Abstract. K is an algebraic framework for defining programming languages. It consists of a technique and of a specialized and highly optimized notation. The K-technique, which can be best explained in terms of rewriting modulo equations or in terms of rewriting logic, is based on a first-order representation of continuations with intensive use of matching modulo associativity, commutativity and identity. The K-notation consists of a series of high-level conventions that make the programming language definitions intuitive, easy to understand, to read and to teach, compact, modular and scalable. One important notational convention is based on context transformers, allowing one to automatically synthesize concrete rewrite rules from more abstract definitions once the concrete structure of the state is provided, by “completing” the contexts in which the rules should apply.
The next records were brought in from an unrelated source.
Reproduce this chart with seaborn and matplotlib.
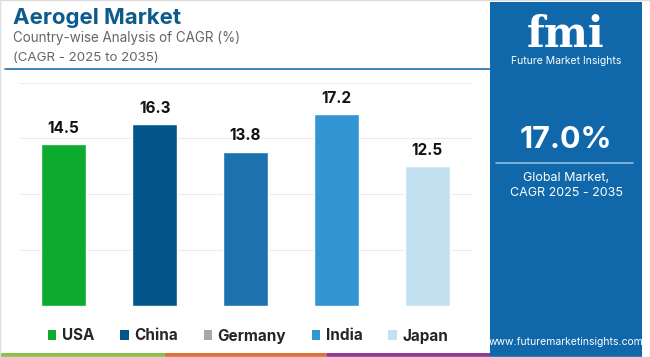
import matplotlib
matplotlib.use("Agg")
import matplotlib.pyplot as plt
from matplotlib.patches import Patch, Rectangle
from matplotlib.lines import Line2D
import pandas as pd
import seaborn as sns

sns.set_theme(style="white")
plt.rcParams['font.family'] = ['Inter', 'DejaVu Sans']

countries = ["USA", "China", "Germany", "India", "Japan"]
cagr = [14.5, 16.3, 13.8, 17.2, 12.5]
bar_colors = ["#0caa2e", "#03568c", "#1b72ad", "#3296d4", "#c4e1f1"]
legend_colors = ["#0caa2e", "#03568c", "#a8a8a8", "#3296d4", "#c4e1f1"]
global_cagr = "17.0%"

df = pd.DataFrame({"Country": countries, "CAGR": cagr})

fig = plt.figure(figsize=(6.5, 3.57), dpi=100)
W, H = 650, 357

def fx(px):
    return px / W

def fy(py):
    return 1 - py / H

ax = fig.add_axes([fx(20), fy(305.7), fx(472 - 20), (305.7 - 82.7) / H])
sns.barplot(data=df, x="Country", y="CAGR", hue="Country", palette=bar_colors,
            width=0.5, legend=False, ax=ax, saturation=1)
ax.set_ylim(0, 20)
ax.set_xlim(-0.48, 4.49)
ax.set_yticks([0, 5, 10, 15, 20])
ax.yaxis.grid(True, color="#ececec", linewidth=0.8)
ax.set_axisbelow(True)
ax.set_xticks([])
ax.set_yticklabels([])
ax.tick_params(left=False, bottom=False)
ax.set_xlabel("")
ax.set_ylabel("")
for s in ax.spines.values():
    s.set_visible(False)

for i, v in enumerate(cagr):
    ax.annotate(f"{v}", (i, v), xytext=(0, 6), textcoords="offset points",
                ha="center", va="bottom", fontsize=11, fontweight="bold", color="#111111")

# titles
fig.text(fx(13), fy(24), "Aerogel Market", fontsize=16, fontweight="bold",
         color="#0d5a8c", va="baseline")
fig.text(fx(13), fy(42), "Country-wise Analysis of CAGR (%)", fontsize=9.7,
         color="#666666", va="baseline")
fig.text(fx(13), fy(61), "(CAGR - 2025 to 2035)", fontsize=9.6,
         color="#666666", va="baseline")
fig.add_artist(Line2D([fx(5), fx(490)], [fy(69), fy(69)], color="#1f6fa8", linewidth=1.2))

# legend
handles = [Patch(facecolor=c, edgecolor="none", label=n) for c, n in zip(legend_colors, countries)]
fig.legend(handles=handles, loc="center left", bbox_to_anchor=(fx(48), fy(336)), ncol=5,
           frameon=False, prop={"weight": "bold", "size": 11},
           handlelength=0.55, handleheight=0.55, handletextpad=0.35, columnspacing=1.7,
           borderaxespad=0, borderpad=0)

# bottom strips
for x0, x1, c in [(0, 165, "#8bc34a"), (165, 327, "#e0703a"), (327, 490, "#8e3b96")]:
    fig.add_artist(Rectangle((fx(x0), 0), fx(x1 - x0), 4 / H, facecolor=c,
                             edgecolor="none", transform=fig.transFigure))

# right panel
fig.add_artist(Rectangle((fx(490), 0), fx(152), 1 - 2 / H, facecolor="#1068aa",
                         edgecolor="none", transform=fig.transFigure))
cx = fx(566)
fig.text(cx, fy(47), "fmi", fontsize=30, fontweight="bold", color="white",
         ha="center", va="baseline", family=["DejaVu Serif"])
fig.text(cx, fy(64), "Future Market Insights", fontsize=7.5, color="white",
         ha="center", va="baseline")
fig.text(cx, fy(148), global_cagr, fontsize=22, fontweight="bold", color="white",
         ha="center", va="baseline")
fig.add_artist(Line2D([fx(496), fx(633)], [fy(163), fy(163)], color="#8fbde0", linewidth=1.2))
fig.text(cx, fy(178), "Global Market,", fontsize=9, color="white", ha="center", va="center")
fig.text(cx, fy(193), "CAGR 2025 - 2035", fontsize=9, color="white", ha="center", va="center")
fig.text(cx, fy(342), "www.futuremarketinsights.com", fontsize=7.5, color="white",
         ha="center", va="center")

# thin border
fig.add_artist(Rectangle((0, 0), 1, 1, facecolor="none", edgecolor="#dddddd",
                         linewidth=1, transform=fig.transFigure))

fig.savefig("out.png", dpi=100)
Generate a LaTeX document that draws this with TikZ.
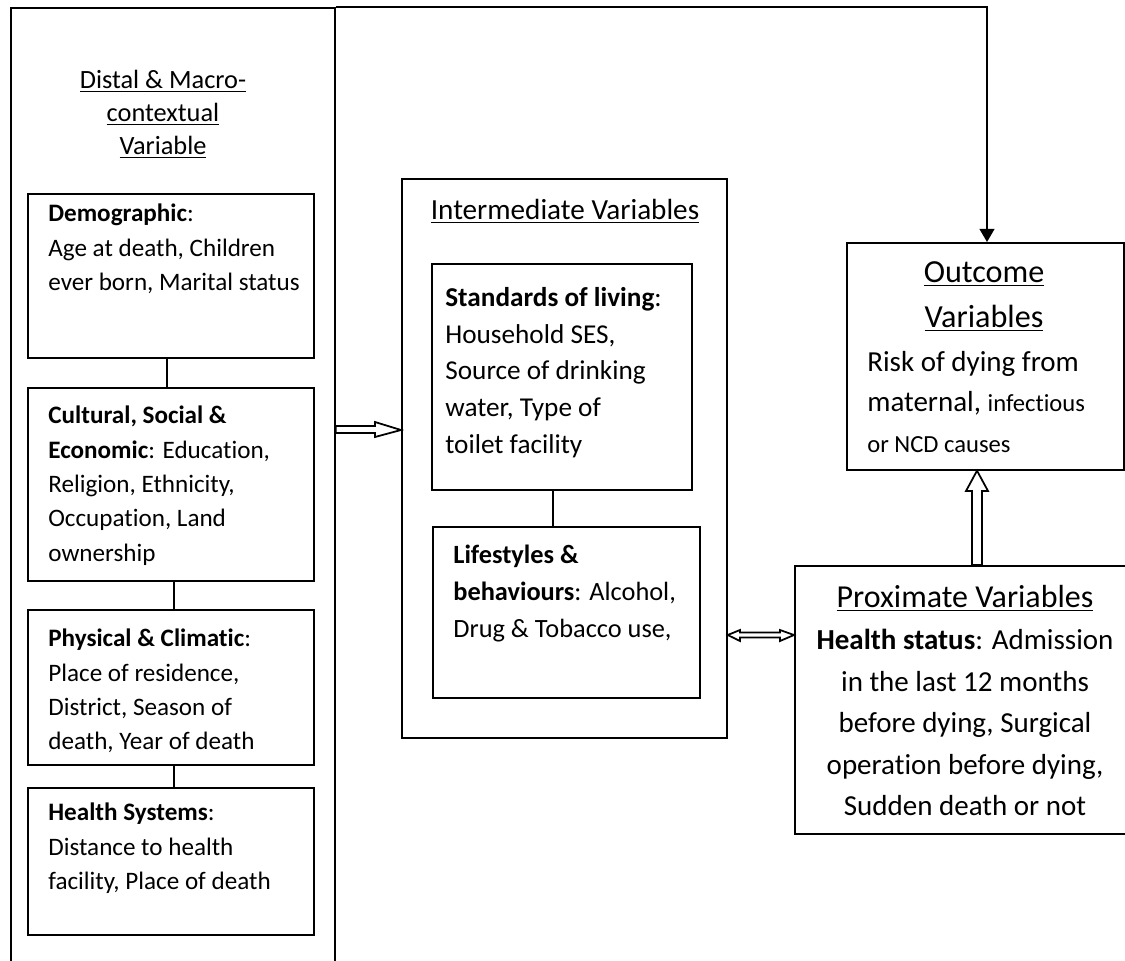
\documentclass[tikz,border=0pt]{standalone}
\usepackage{fontspec}
\setmainfont{Carlito}[Ligatures=NoCommon]
\usetikzlibrary{arrows.meta}

\begin{document}
\begin{tikzpicture}[
  x=0.02cm, y=-0.02cm,
  >={Triangle[length=7.5pt,width=8.5pt]},
  frame/.style={draw, rectangle, anchor=north west, inner sep=0pt,
    line width=1pt},
  heading/.style={anchor=north, align=center, inner sep=0pt},
  body/.style={anchor=north west, align=left, inner sep=0pt,
    font=\fontsize{14.3}{19.5}\selectfont},
  link/.style={draw, line width=1pt},
  arrow/.style={->, draw, line width=1pt},
  hollow/.style={draw, fill=white, line width=1pt, line join=miter}
]

\clip (0,0) rectangle (1125,960);

% Distal and macro-contextual column
\node[frame, minimum width=6.48cm, minimum height=20cm] (distal) at (10,7) {};
\node[heading, font=\fontsize{15}{18.8}\selectfont] (distaltitle) at (163,70)
  {\underline{Distal \& Macro-}\\\underline{contextual}\\\underline{Variable}};

\node[frame, minimum width=5.72cm, minimum height=3.28cm] (demo) at (27,193) {};
\node[body] (demotext) at (48,204)
  {\textbf{Demographic}:\\Age at death, Children\\ever born, Marital status};

\node[frame, minimum width=5.72cm, minimum height=3.86cm] (culture) at (27,387) {};
\node[body] (culturetext) at (48,406)
  {\textbf{Cultural, Social \&}\\\textbf{Economic}: Education,\\Religion, Ethnicity,\\Occupation, Land\\ownership};

\node[frame, minimum width=5.72cm, minimum height=3.10cm] (physical) at (27,609) {};
\node[body] (physicaltext) at (48,629)
  {\textbf{Physical \& Climatic}:\\Place of residence,\\District, Season of\\death, Year of death};

\node[frame, minimum width=5.72cm, minimum height=2.94cm] (health) at (27,787) {};
\node[body] (healthtext) at (48,803)
  {\textbf{Health Systems}:\\Distance to health\\facility, Place of death};

\draw[link] (demo.south -| 167,0) -- (culture.north -| 167,0);
\draw[link] (culture.south -| 174,0) -- (physical.north -| 174,0);
\draw[link] (physical.south -| 174,0) -- (health.north -| 174,0);

% Intermediate variables
\node[frame, minimum width=6.50cm, minimum height=11.18cm] (inter) at (401,178) {};
\node[heading, font=\fontsize{16.6}{20}\selectfont] (intertitle) at (565,199)
  {\underline{Intermediate Variables}};

\node[frame, minimum width=5.20cm, minimum height=4.52cm] (living) at (431,263) {};
\node[body, font=\fontsize{15.5}{20.9}\selectfont] (livingtext) at (445,287)
  {\textbf{Standards of living}:\\Household SES,\\Source of drinking\\water, Type of\\toilet facility};

\node[frame, minimum width=5.34cm, minimum height=3.42cm] (lifestyle) at (432,526) {};
\node[body, font=\fontsize{15}{21}\selectfont] (lifestyletext) at (453,545)
  {\textbf{Lifestyles \&}\\\textbf{behaviours}: Alcohol,\\Drug \& Tobacco use,};

\draw[link] (living.south -| 553,0) -- (lifestyle.north -| 553,0);

% Outcome and proximate variables
\node[frame, minimum width=5.54cm, minimum height=4.54cm] (outcome) at (846,242) {};
\node[heading, font=\fontsize{18.3}{25.6}\selectfont] (outcometitle) at (984,261)
  {\underline{Outcome}\\\underline{Variables}};
\node[body, font=\fontsize{16.5}{23}\selectfont] (outcometext) at (867,351)
  {Risk of dying from\\maternal, {\fontsize{14}{21}\selectfont infectious}\\{\fontsize{14}{21}\selectfont or NCD causes}};

\node[frame, minimum width=6.80cm, minimum height=5.36cm] (prox) at (794,565) {};
\node[heading, font=\fontsize{18.2}{22}\selectfont] (proxtitle) at (965,585)
  {\underline{Proximate Variables}};
\node[heading, font=\fontsize{16.5}{23.6}\selectfont] (proxtext) at (965,629)
  {\textbf{Health status}: Admission\\in the last 12 months\\before dying, Surgical\\operation before dying,\\Sudden death or not};

% Connectors
\draw[arrow] (distal.north east) -| (outcome.north -| 987,0);

\draw[hollow] (distal.east |- 0,426) -- (375,426) -- (375,422)
  -- (inter.west |- 0,430) -- (375,437) -- (375,433)
  -- (distal.east |- 0,433) -- cycle;

\draw[hollow] (inter.east |- 0,635) -- (740,630) -- (740,632.5)
  -- (780,632.5) -- (780,630) -- (prox.west |- 0,635)
  -- (780,641) -- (780,637.5) -- (740,637.5) -- (740,641) -- cycle;

\draw[hollow] (prox.north -| 972,0) -- (972,491) -- (966,491)
  -- (outcome.south -| 977,0) -- (988,491) -- (982,491)
  -- (prox.north -| 982,0) -- cycle;

\end{tikzpicture}
\end{document}
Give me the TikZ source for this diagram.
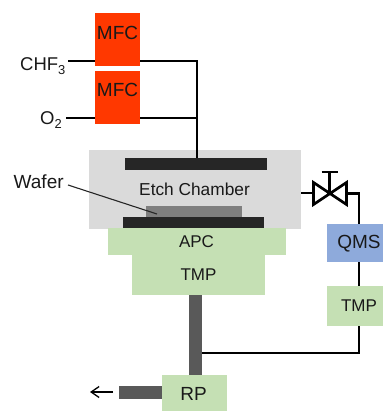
\documentclass[tikz,border=0pt]{standalone}
\usepackage{fontspec}
\usetikzlibrary{arrows.meta}
\setmainfont{Liberation Sans}
\definecolor{mfcred}{RGB}{255,56,0}
\definecolor{chambergray}{RGB}{218,218,218}
\definecolor{darkbar}{RGB}{38,38,38}
\definecolor{wafergray}{RGB}{127,127,127}
\definecolor{pumpgreen}{RGB}{197,224,180}
\definecolor{qmsblue}{RGB}{142,170,219}
\definecolor{pipegray}{RGB}{89,89,89}
\newcommand{\fs}[1]{\fontsize{#1}{#1}\selectfont}
\begin{document}
\begin{tikzpicture}[x=1pt,y=-1pt,
  gasline/.style={draw=black,line width=2.7pt},
  lab/.style={inner sep=0pt,text=black!90}]
\useasboundingbox (0,0) rectangle (383,411);
% fills
\fill[chambergray] (89,150) rectangle (301,229);
\fill[mfcred] (94.5,13) rectangle (140,66);
\fill[mfcred] (94.5,71) rectangle (140,124);
\fill[pumpgreen] (108,228) rectangle (286,255);
\fill[pumpgreen] (132,255) rectangle (265,295);
\fill[pumpgreen] (162,375) rectangle (227,411);
\fill[pumpgreen] (327,286) rectangle (383,326);
\fill[qmsblue] (327,224) rectangle (383,262);
\fill[darkbar] (125,158) rectangle (267,170);
\fill[wafergray] (146,206) rectangle (242,218);
\fill[darkbar] (123,217) rectangle (264,228);
\fill[pipegray] (189,295) rectangle (202,375);
\fill[pipegray] (119,386) rectangle (162,399);
% named anchors
\coordinate (chfin) at (68,61);
\coordinate (chfa) at (94.5,61);
\coordinate (chfb) at (140,61);
\coordinate (oin) at (66,118);
\coordinate (oa) at (94.5,118);
\coordinate (ob) at (140,118);
\coordinate (jo) at (197,118);
\coordinate (elec) at (197,158);
\coordinate (chout) at (301,193);
\coordinate (vl) at (313,193);
\coordinate (vr) at (347,193.5);
\coordinate (vc) at (329.5,193);
\coordinate (qmst) at (359,224);
\coordinate (qmsb) at (359,262);
\coordinate (tmpt) at (359,286);
\coordinate (tmpb) at (359,326);
\coordinate (pj) at (202,353);
% gas lines
\draw[gasline] (chfin) -- (chfa);
\draw[gasline] (chfb) -| (elec);
\draw[gasline] (oin) -- (oa);
\draw[gasline] (ob) -- (jo);
\draw[gasline] (chout) -- (vl);
\draw[gasline,line join=miter] (vr) -| (qmst);
\draw[gasline] (qmsb) -- (tmpt);
\draw[gasline] (tmpb) |- (pj);
% valve
\draw[gasline,line join=miter] (313.5,182.5) -- (346.5,204.5) -- (346.5,182.5) -- (313.5,204.5) -- cycle;
\draw[gasline] (vc) -- (329.5,172);
\draw[gasline] (321.5,172) -- (338,172);
% wafer leader and exhaust arrow
\coordinate (wl) at (68,185);
\coordinate (wt) at (157,214);
\draw[black!85,line width=1.1pt] (wl) -- (wt);
\coordinate (exa) at (113,392);
\coordinate (exb) at (90,392);
\draw[black,line width=1.3pt,-{Straight Barb[length=8pt,width=11pt]}] (exa) -- (exb);
% labels
\node[lab] (mfca) at (117.5,33) {\fs{19}MFC};
\node[lab] (mfcb) at (117.5,90) {\fs{19}MFC};
\node[lab,anchor=base west] (chf) at (20,71) {\fs{18.5}CHF\textsubscript{3}};
\node[lab,anchor=base west] (o) at (40,125) {\fs{18.5}O\textsubscript{2}};
\node[lab,anchor=base west] (waf) at (13.5,189) {\fs{19}Wafer};
\node[lab] (etch) at (194.5,189.5) {\fs{17.3}Etch Chamber};
\node[lab] (apc) at (196.5,242) {\fs{17}APC};
\node[lab] (tmpa) at (198.5,275) {\fs{17}TMP};
\node[lab] (qms) at (359,243.5) {\fs{19}QMS};
\node[lab] (tmpc) at (359,306) {\fs{17}TMP};
\node[lab] (rp) at (193.5,393.5) {\fs{19}RP};
\end{tikzpicture}
\end{document}
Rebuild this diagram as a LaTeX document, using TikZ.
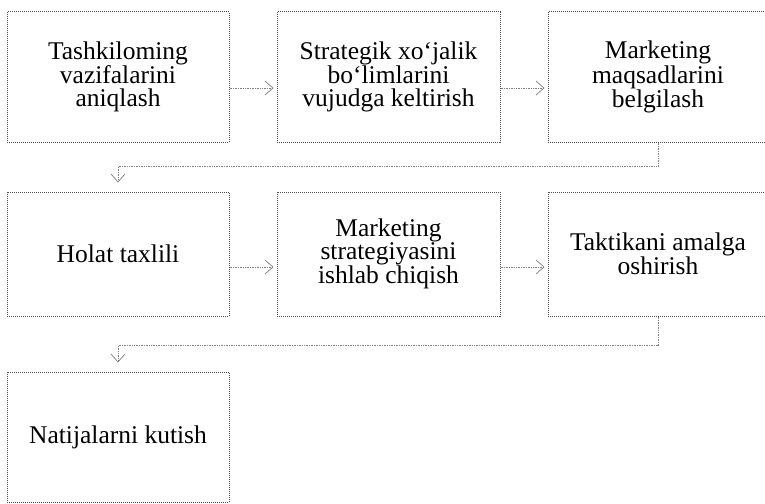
\documentclass[tikz,border=0pt]{standalone}
\usepackage{fontspec}
\setmainfont{Liberation Serif}
\usetikzlibrary{arrows.meta}
\begin{document}
\begin{tikzpicture}[x=1pt,y=1pt,
  box/.style={draw=black!70, densely dotted, line width=1pt,
    minimum width=222pt, minimum height=130pt, align=center, inner sep=2pt,
    font=\fontsize{25.5}{23}\selectfont, text=black},
  conn/.style={draw=black!50, densely dotted, line width=0.7pt,
    -{Straight Barb[length=8pt,width=14pt]}, shorten >=3pt}]
\useasboundingbox (0,0) rectangle (765,-503);
\node[box] (b1) at (118,-77) {Tashkiloming\\vazifalarini\\aniqlash};
\node[box, minimum width=223pt] (b2) at (388.5,-77) {Strategik xo‘jalik\\bo‘limlarini\\vujudga keltirish};
\node[box, minimum width=220pt] (b3) at (658,-77) {Marketing\\maqsadlarini\\belgilash};
\node[box, minimum height=124pt] (b4) at (118,-254) {Holat taxlili};
\node[box, minimum width=223pt, minimum height=124pt] (b5) at (388.5,-254) {Marketing\\strategiyasini\\ishlab chiqish};
\node[box, minimum width=220pt, minimum height=124pt] (b6) at (658,-254) {Taktikani amalga\\oshirish};
\node[box] (b7) at (118,-437) {Natijalarni kutish};
\draw[conn] ([yshift=-11pt]b1.east) -- ([yshift=-11pt]b2.west);
\draw[conn] ([yshift=-11pt]b2.east) -- ([yshift=-11pt]b3.west);
\draw[conn] ([yshift=-13pt]b4.east) -- ([yshift=-13pt]b5.west);
\draw[conn] ([yshift=-13pt]b5.east) -- ([yshift=-13pt]b6.west);
\draw[conn, shorten >=9pt] (b3.south) -- ++(0,-24) -| (b4.north);
\draw[conn, shorten >=9pt] (b6.south) -- ++(0,-29) -| (b7.north);
\end{tikzpicture}
\end{document}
The K framework is introduced by defining FUN, a concurrent higher-order programming language with parametric exceptions. A rewrite logic definition of a programming language can be executed on rewrite engines, thus providing an interpreter for the language for free, but also gives an initial model semantics, amenable to formal analysis such as model checking and inductive theorem proving. Rewrite logic definitions in K can lead to automatic, correct-by-construction generation of interpreters, compilers and analysis tools. (emphasis mine)

glycerine commented 7 years ago

I tried out K. It is painfully slow. Far too slow to generate a useful interpreter. Deep in the docs they admit as much, too. Closing this idea out.

elliott5 commented 7 years ago

Thank you @glycerine for researching the idea so thoroughly, doing some experiments, and then being honest enough to share your conclusions. But mostly for expanding our minds in the process.